Although veteran hiring reached new heights in fiscal 2011, with vets accounting for 28.5 percent of all federal hires, the Obama administration said it must do more.

"Our veterans are some of the most highly trained, highly educated, highly skilled workers that we’ve got,” Obama said, speaking at an Arlington, Va., firehouse. “We’re going to do everything we can to make sure that when our troops come home, they come home to new jobs and new opportunities and new ways to serve their country."

The $1 billion Veteran Jobs Corps will create positions conducting visitor programs, building trails, restoring habitat and guarding public parks for an estimated 20,000 veterans. VA will oversee the proposals and -- working with state, local and tribal governments -- will implement the program through a combination of grants, cooperative agreements and contracts.

The initiative recalls the Civilian Conservation Corps begun by Franklin Roosevelt in 1933, officials said.

“It’s a very good indicator of the kind of thing that could happen,” Salazar said, referring to the Depression-era program credited with helping to get unemployed Americans back to work. “We certainly have those same kinds of needs today.”

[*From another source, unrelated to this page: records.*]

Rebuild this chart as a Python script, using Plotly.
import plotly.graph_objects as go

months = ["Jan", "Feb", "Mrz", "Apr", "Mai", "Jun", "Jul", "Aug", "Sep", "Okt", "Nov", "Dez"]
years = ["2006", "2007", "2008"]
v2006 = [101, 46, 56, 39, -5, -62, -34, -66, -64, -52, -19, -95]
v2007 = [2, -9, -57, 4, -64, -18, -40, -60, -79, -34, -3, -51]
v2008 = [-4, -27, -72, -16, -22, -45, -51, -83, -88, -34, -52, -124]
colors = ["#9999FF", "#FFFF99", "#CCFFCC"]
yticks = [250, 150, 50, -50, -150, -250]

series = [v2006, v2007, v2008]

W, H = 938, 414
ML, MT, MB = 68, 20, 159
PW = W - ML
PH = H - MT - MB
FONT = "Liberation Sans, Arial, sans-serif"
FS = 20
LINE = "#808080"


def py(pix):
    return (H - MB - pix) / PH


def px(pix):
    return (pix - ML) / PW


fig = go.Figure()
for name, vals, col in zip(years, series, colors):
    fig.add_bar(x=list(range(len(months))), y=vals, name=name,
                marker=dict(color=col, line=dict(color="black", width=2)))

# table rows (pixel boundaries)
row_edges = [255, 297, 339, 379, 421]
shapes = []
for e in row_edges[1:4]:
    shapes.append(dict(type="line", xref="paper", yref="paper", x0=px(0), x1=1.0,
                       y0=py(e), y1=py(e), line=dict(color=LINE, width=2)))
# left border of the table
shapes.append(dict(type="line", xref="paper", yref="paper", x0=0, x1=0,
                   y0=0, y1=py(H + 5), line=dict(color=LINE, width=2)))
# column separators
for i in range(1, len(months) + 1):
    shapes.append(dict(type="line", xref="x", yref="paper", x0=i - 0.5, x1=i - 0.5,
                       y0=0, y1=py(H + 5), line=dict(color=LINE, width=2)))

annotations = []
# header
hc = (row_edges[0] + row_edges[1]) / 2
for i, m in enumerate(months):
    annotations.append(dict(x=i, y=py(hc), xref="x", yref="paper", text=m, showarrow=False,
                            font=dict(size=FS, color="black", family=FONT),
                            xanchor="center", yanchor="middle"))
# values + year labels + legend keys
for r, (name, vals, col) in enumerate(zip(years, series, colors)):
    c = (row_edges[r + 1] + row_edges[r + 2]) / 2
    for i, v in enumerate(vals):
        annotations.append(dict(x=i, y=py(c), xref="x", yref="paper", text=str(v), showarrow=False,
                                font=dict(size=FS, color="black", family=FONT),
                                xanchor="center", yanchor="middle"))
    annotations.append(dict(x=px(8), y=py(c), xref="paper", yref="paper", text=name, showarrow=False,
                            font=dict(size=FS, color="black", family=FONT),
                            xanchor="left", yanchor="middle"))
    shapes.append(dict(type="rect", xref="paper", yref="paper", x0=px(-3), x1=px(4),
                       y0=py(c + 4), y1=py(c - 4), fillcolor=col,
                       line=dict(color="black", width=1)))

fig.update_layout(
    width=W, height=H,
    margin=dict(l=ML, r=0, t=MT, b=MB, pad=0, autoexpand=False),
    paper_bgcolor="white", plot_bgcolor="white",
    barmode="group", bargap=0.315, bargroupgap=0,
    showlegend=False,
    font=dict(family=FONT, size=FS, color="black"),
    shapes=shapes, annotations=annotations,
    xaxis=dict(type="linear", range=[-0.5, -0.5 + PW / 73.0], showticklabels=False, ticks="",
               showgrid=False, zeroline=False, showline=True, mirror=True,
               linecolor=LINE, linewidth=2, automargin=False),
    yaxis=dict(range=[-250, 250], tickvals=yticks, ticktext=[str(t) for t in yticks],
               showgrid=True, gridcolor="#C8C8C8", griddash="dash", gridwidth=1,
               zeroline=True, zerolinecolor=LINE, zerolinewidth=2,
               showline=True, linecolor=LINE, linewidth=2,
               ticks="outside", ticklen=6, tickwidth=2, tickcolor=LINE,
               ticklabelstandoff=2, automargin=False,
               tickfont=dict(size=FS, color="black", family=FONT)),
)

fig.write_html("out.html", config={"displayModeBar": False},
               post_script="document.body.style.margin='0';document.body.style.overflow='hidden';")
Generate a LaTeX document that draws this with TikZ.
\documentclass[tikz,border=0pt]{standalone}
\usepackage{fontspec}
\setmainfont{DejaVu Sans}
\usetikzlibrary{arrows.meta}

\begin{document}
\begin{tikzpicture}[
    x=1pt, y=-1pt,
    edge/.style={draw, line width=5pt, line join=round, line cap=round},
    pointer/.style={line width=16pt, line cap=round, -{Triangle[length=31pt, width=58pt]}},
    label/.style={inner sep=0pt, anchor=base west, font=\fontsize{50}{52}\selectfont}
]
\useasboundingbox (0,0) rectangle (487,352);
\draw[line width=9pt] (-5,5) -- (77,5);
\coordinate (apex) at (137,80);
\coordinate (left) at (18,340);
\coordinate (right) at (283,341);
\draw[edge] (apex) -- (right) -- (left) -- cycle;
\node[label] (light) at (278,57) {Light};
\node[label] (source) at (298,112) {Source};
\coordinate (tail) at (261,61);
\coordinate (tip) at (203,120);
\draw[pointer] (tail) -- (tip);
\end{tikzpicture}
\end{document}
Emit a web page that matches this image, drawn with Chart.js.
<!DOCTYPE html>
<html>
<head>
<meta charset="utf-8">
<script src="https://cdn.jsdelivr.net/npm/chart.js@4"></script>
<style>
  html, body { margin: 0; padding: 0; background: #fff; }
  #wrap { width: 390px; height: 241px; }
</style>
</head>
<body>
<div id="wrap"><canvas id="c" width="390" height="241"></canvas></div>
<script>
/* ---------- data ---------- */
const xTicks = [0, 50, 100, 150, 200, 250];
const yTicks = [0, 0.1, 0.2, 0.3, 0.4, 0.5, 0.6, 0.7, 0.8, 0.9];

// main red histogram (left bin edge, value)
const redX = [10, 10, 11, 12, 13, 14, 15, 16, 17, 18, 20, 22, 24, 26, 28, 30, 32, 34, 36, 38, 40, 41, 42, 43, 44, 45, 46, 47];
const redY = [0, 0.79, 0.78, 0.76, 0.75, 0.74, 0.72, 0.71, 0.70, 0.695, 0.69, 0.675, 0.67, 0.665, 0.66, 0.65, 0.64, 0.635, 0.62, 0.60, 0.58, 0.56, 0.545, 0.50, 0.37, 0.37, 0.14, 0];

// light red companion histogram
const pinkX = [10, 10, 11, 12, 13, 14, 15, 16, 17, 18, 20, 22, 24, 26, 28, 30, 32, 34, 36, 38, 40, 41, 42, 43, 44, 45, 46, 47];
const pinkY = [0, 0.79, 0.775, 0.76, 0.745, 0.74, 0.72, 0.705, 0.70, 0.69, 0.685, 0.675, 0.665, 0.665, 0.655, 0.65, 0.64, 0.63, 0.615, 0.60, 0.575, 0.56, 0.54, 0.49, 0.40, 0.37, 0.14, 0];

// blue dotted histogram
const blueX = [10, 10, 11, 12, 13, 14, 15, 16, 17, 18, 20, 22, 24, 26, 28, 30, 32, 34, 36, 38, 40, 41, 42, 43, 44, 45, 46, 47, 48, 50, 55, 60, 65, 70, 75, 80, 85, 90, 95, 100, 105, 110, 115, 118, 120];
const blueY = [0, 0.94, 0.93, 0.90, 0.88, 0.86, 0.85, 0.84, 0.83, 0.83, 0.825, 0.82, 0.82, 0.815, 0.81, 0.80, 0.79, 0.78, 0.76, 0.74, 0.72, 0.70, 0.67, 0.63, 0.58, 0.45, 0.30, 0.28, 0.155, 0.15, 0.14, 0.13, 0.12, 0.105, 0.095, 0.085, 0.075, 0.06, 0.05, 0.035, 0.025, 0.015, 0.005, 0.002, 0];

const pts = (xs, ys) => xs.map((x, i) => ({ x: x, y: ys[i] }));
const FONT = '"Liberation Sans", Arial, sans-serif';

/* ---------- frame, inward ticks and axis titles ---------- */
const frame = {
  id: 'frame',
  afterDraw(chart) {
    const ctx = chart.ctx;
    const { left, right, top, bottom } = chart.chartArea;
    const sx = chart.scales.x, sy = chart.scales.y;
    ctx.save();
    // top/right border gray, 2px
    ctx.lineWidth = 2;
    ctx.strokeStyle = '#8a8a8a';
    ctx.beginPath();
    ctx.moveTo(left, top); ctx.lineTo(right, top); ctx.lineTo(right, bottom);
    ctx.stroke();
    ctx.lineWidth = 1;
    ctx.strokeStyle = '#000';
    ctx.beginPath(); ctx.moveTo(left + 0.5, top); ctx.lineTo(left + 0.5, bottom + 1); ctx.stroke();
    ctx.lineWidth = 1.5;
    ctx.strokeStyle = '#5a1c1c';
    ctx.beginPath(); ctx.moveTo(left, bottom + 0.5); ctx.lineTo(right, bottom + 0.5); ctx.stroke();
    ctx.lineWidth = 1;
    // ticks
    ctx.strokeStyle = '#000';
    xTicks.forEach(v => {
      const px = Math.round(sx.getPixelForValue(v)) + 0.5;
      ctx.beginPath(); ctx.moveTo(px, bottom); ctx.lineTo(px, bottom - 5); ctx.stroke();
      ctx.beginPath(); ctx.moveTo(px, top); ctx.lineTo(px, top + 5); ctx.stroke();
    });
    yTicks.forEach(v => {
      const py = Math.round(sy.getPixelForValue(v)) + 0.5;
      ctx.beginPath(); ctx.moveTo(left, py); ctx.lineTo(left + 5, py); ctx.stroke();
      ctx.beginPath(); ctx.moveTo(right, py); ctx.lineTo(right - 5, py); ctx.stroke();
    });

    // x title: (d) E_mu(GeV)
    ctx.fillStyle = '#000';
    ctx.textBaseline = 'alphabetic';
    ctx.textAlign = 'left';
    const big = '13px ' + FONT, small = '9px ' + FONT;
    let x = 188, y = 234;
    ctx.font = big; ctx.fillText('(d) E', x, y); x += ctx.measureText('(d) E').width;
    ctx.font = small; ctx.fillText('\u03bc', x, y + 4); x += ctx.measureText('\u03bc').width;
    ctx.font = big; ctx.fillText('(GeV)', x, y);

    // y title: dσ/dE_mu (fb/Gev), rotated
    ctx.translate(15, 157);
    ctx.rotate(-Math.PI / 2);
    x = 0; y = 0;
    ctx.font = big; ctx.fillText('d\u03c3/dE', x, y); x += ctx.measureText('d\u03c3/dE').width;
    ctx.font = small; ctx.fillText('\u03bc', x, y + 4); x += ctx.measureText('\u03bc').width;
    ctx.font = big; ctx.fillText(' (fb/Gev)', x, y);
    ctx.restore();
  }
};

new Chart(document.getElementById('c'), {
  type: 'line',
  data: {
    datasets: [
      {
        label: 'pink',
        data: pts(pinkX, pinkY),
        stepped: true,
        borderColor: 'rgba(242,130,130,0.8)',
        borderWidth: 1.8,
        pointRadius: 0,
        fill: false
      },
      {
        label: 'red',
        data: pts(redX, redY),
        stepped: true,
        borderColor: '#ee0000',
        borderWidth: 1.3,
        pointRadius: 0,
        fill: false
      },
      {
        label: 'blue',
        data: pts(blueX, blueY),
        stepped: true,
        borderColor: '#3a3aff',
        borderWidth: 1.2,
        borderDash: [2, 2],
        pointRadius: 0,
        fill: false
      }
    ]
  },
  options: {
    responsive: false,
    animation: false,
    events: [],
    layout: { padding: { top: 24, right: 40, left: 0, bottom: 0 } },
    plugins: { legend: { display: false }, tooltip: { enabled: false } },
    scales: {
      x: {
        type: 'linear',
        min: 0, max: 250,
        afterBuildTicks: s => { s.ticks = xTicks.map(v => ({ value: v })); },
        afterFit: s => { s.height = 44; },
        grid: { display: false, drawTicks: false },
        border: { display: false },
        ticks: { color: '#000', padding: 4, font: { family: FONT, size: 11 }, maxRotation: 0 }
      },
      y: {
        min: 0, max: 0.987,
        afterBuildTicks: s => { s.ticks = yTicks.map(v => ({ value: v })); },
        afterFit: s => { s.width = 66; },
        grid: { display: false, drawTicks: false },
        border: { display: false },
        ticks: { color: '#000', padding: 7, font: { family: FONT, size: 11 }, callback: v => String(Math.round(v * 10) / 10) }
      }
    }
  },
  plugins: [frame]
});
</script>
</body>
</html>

Although the Veterans Job Corps is scheduled to be funded for only five years, Salazar believes it will lead to permanent employment, as 40 percent of Interior’s 72,000-employee workforce is slated to retire between now and 2016.

“Once people come and work at a national park they basically go through the gateway to permanent positions here at Interior or other agencies,” he said.

In addition, the president announced incentives for local law enforcement to hire post-Sept. 11 veterans to serve as first responders, police officers and firefighters.

Some $166 million will go to 2012 Community-Oriented Policing Services and another $320 million will go to grants for the 2012 Staffing for Adequate Fire and Emergency Response, with preference given to communities recruit and hire post-9/11 veterans.

With an eye toward expanding the program, Obama will propose another $4 billion to go toward COPS and SAFER grants in his fiscal 2013 budget, with preference toward communities hiring veterans.

“We want to encourage police and fire departments to tackle the advantage of training and competence of military experience” Veterans Affairs Secretary Eric Shinseki said.

The third leg of the initiative includes providing entrepreneurship training for service members transitioning out of the military. Through a partnership with the Small Business Administration, all service members will have access to a two-day program that teaches entrepreneurial skills. A more in-depth eight-week online training courses also will be available to 10,000 veterans annually.

With frequent bipartisan support for veteran’s hiring Obama is, “asking Congress to act on them in response to his budget proposals,” Salazar said. “We expect the Congress to act and the president expects the Congress to act.”